我們介紹 Gemini Embedding 2，這是一個原生多模態嵌入模型，可將影片、音訊、圖片和文字等模態嵌入至統一的表徵空間。我們利用 Gemini 的多模態能力，為這些模態中任意交錯輸入組合生成嵌入，並在廣泛任務中展現良好的泛化能力。透過在多任務多階段訓練架構中應用大規模對比學習，我們在多項關鍵嵌入基準測試（包括涵蓋多樣任務的單模態、跨模態與多模態檢索）上達成最先進的性能。結果顯示，我們的嵌入模型在各類任務中表現優異（MSCOCO 上 R@1 達 62.9，Vatex 上 NDCG@10 達 68.8，MTEB 多語言達 69.9，MTEB 程式碼達 84.0），超越專門模型的表現。這些統一能力使 Gemini Embedding 2 成為 RAG、推薦系統與搜尋等下游應用的極具潛力選擇。

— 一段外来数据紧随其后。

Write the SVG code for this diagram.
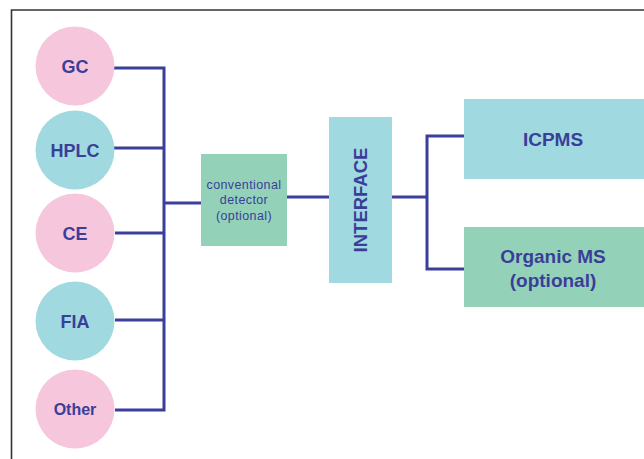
<svg xmlns="http://www.w3.org/2000/svg" width="644" height="459" viewBox="0 0 644 459">
<style>
.pink{fill:#f6c6dc}
.cyan{fill:#a0d9e0}
.green{fill:#93d2b9}
.lbl{font-family:"Liberation Sans",Arial,sans-serif;font-weight:bold;fill:#3b3e98;text-anchor:middle}
.small{font-family:"Liberation Sans",Arial,sans-serif;fill:#3b3e98;text-anchor:middle;font-size:12.5px;letter-spacing:0.4px}
.conn{fill:none;stroke:#3b3e9c;stroke-width:3}
</style>
<rect width="644" height="459" fill="#fff"/>
<path d="M11.5 459 V10 H644" fill="none" stroke="#333" stroke-width="1.6"/>
<g id="connectors">
<path class="conn" d="M114 68 H164 V410 H115"/>
<path class="conn" d="M114 148 H164"/>
<path class="conn" d="M115 233 H164"/>
<path class="conn" d="M115 320 H164"/>
<path class="conn" d="M164 203 H201"/>
<path class="conn" d="M287 197 H329"/>
<path class="conn" d="M392 197 H427"/>
<path class="conn" d="M464 136 H427 V269 H464"/>
</g>
<g id="gc"><circle class="pink" cx="75" cy="66" r="39.5"/><text class="lbl" x="75" y="72.5" font-size="18">GC</text></g>
<g id="hplc"><circle class="cyan" cx="75" cy="150" r="39.5"/><text class="lbl" x="75" y="156.5" font-size="18">HPLC</text></g>
<g id="ce"><circle class="pink" cx="75" cy="233" r="39.5"/><text class="lbl" x="75" y="239.5" font-size="18">CE</text></g>
<g id="fia"><circle class="cyan" cx="75" cy="321" r="39.5"/><text class="lbl" x="75" y="327.5" font-size="18">FIA</text></g>
<g id="other"><circle class="pink" cx="75" cy="409" r="39.5"/><text class="lbl" x="75" y="414.5" font-size="16">Other</text></g>
<g id="detector"><rect class="green" x="201" y="154" width="86" height="92"/>
<text class="small" x="244" y="189">conventional</text>
<text class="small" x="244" y="204">detector</text>
<text class="small" x="244" y="220">(optional)</text></g>
<g id="interface"><rect class="cyan" x="329" y="117" width="63" height="166"/>
<text class="lbl" font-size="18.5" transform="translate(366.5 200) rotate(-90)" x="0" y="0">INTERFACE</text></g>
<g id="icpms"><rect class="cyan" x="464" y="99" width="180" height="80"/><text class="lbl" x="553" y="146" font-size="19">ICPMS</text></g>
<g id="organicms"><rect class="green" x="464" y="227" width="180" height="80"/>
<text class="lbl" x="553" y="263" font-size="19">Organic MS</text>
<text class="lbl" x="553" y="287" font-size="19">(optional)</text></g>
</svg>
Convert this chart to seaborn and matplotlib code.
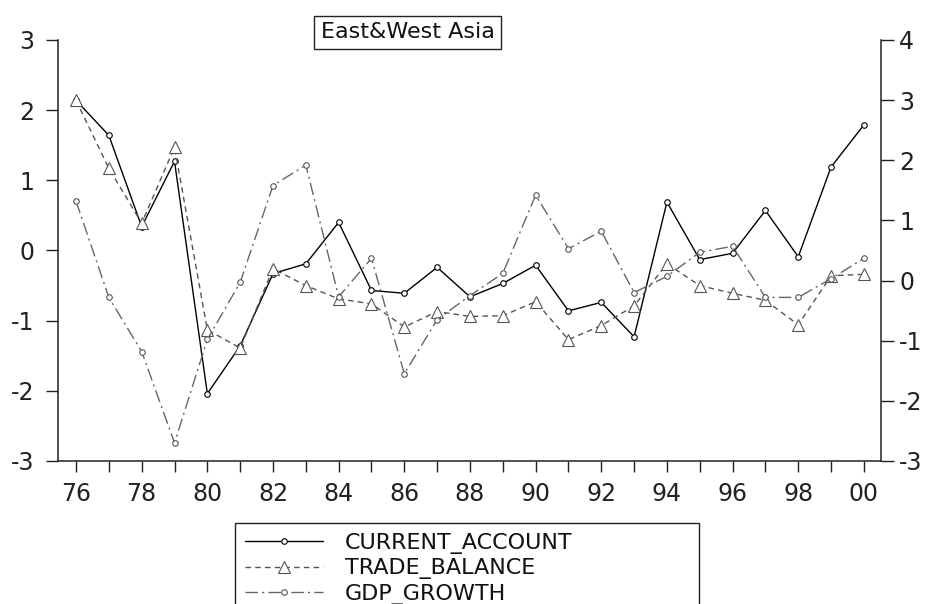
import numpy as np
import seaborn as sns
import matplotlib.pyplot as plt
from matplotlib.ticker import FixedLocator

# values
years = list(range(1976, 2001))
year_labels = [f"{y % 100:02d}" if y % 2 == 0 else "" for y in years]

current_account = [2.14, 1.64, 0.34, 1.27, -2.04, -1.36, -0.33, -0.19, 0.40, -0.57,
                   -0.61, -0.24, -0.66, -0.47, -0.21, -0.86, -0.74, -1.23, 0.69, -0.13,
                   -0.04, 0.57, -0.09, 1.19, 1.79]
trade_balance = [2.14, 1.17, 0.39, 1.47, -1.13, -1.39, -0.26, -0.50, -0.69, -0.76,
                 -1.09, -0.87, -0.94, -0.93, -0.73, -1.27, -1.07, -0.79, -0.19, -0.50,
                 -0.61, -0.71, -1.06, -0.36, -0.34]
gdp_growth = [1.32, -0.28, -1.18, -2.70, -0.98, -0.03, 1.58, 1.92, -0.27, 0.37,
              -1.55, -0.65, -0.25, 0.12, 1.42, 0.53, 0.82, -0.20, 0.07, 0.47,
              0.57, -0.28, -0.28, 0.03, 0.37]

left_ticks = [-3, -2, -1, 0, 1, 2, 3]
right_ticks = [-3, -2, -1, 0, 1, 2, 3, 4]

sns.set_style("ticks")
plt.rcParams['font.family'] = ['DejaVu Sans']

fig = plt.figure(figsize=(9.29, 6.04), dpi=100)
ax = fig.add_axes([0.0624, 0.2368, 0.8859, 0.6970])
ax2 = ax.twinx()

sns.lineplot(x=years, y=current_account, ax=ax, color='black', lw=1.0,
             marker='o', ms=4, mfc='white', mec='black', mew=0.8, legend=False)
sns.lineplot(x=years, y=trade_balance, ax=ax, color='#555555', lw=1.0,
             linestyle=(0, (4, 3)), marker='^', ms=8, mfc='white', mec='#555555',
             mew=0.8, legend=False)
sns.lineplot(x=years, y=gdp_growth, ax=ax2, color='#666666', lw=1.0,
             linestyle=(0, (9, 3, 1.5, 3)), marker='o', ms=4, mfc='white',
             mec='#555555', mew=0.8, legend=False)

ax.set_xlim(1975.45, 2000.52)
ax.set_ylim(-3, 3)
ax2.set_ylim(-3, 4)

ax.xaxis.set_major_locator(FixedLocator(years))
ax.set_xticklabels(year_labels)
ax.set_yticks(left_ticks)
ax.set_yticklabels([str(t) for t in left_ticks])
ax2.set_yticks(right_ticks)
ax2.set_yticklabels([str(t) for t in right_ticks])

ax.tick_params(axis='x', direction='out', length=8, width=1, pad=7,
               labelsize=17, colors='#222222')
ax.tick_params(axis='y', direction='out', length=9, width=1, pad=8,
               labelsize=17, colors='#222222')
ax2.tick_params(axis='y', direction='out', length=9, width=1, pad=4,
                labelsize=17, colors='#222222')

for a in (ax, ax2):
    a.spines['top'].set_visible(False)
    for s in a.spines.values():
        s.set_color('#222222')
        s.set_linewidth(1.1)
ax.spines['right'].set_visible(False)
ax2.spines['left'].set_visible(False)
ax2.spines['bottom'].set_visible(False)
ax.set_xlabel('')
ax.set_ylabel('')
ax2.set_ylabel('')

fig.text(407.5 / 929, 1 - 32.5 / 604, 'East&West Asia', ha='center', va='center',
         fontsize=16, color='#111111',
         bbox=dict(boxstyle='square,pad=0.3', fc='white', ec='#222222', lw=1))

handles = [ax.lines[0], ax.lines[1], ax2.lines[0]]
labels = ['CURRENT_ACCOUNT', 'TRADE_BALANCE', 'GDP_GROWTH']
leg = fig.legend(handles, labels, loc='upper left',
                 bbox_to_anchor=(235 / 929, 0, (699 - 235) / 929, 1 - 523 / 604),
                 mode='expand', borderaxespad=0, fontsize=16, numpoints=1,
                 handlelength=3.5, handletextpad=1.0, labelspacing=0.2,
                 borderpad=0.45, fancybox=False, framealpha=1,
                 edgecolor='#222222')
leg.get_frame().set_linewidth(1)
for t in leg.get_texts():
    t.set_color('#111111')

fig.savefig('out.png', dpi=100)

此外，其在從天文學、生物科學到美術與烹飪藝術等不同領域的強大零樣本性能，更使其成為即使在專業領域也能即時提供高度可靠表徵的解決方案。

English

We introduce Gemini Embedding 2, a native multimodal embedding model that allows embedding video, audio, image, and text modalities in a unified representation space. We leverage the multimodal capabilities of Gemini to produce embeddings for arbitrary combinations of interleaved inputs across all these modalities that generalize well across a wide variety of tasks. Applying large-scale contrastive learning in a multi-task multi-stage training setup, we achieve state-of-the-art performance on key embedding benchmarks including unimodal, cross-modal, and multimodal retrieval spanning a diverse set of tasks. We show that our embedding model demonstrates strong performance (with a score of 62.9 R@1 on MSCOCO, 68.8 NDCG@10 on Vatex, 69.9 on MTEB multilingual and 84.0 on MTEB Code) across a variety of tasks surpassing the performance of specialized models. These unified capabilities make Gemini Embedding 2 a promising candidate for downstream use cases such as RAG, recommendation and search. Furthermore, its robust zero-shot performance across distinct fields - from astronomy and bioscience to fine arts and the culinary arts - establishes it as a highly reliable, out-of-the-box representation even for specialized domains.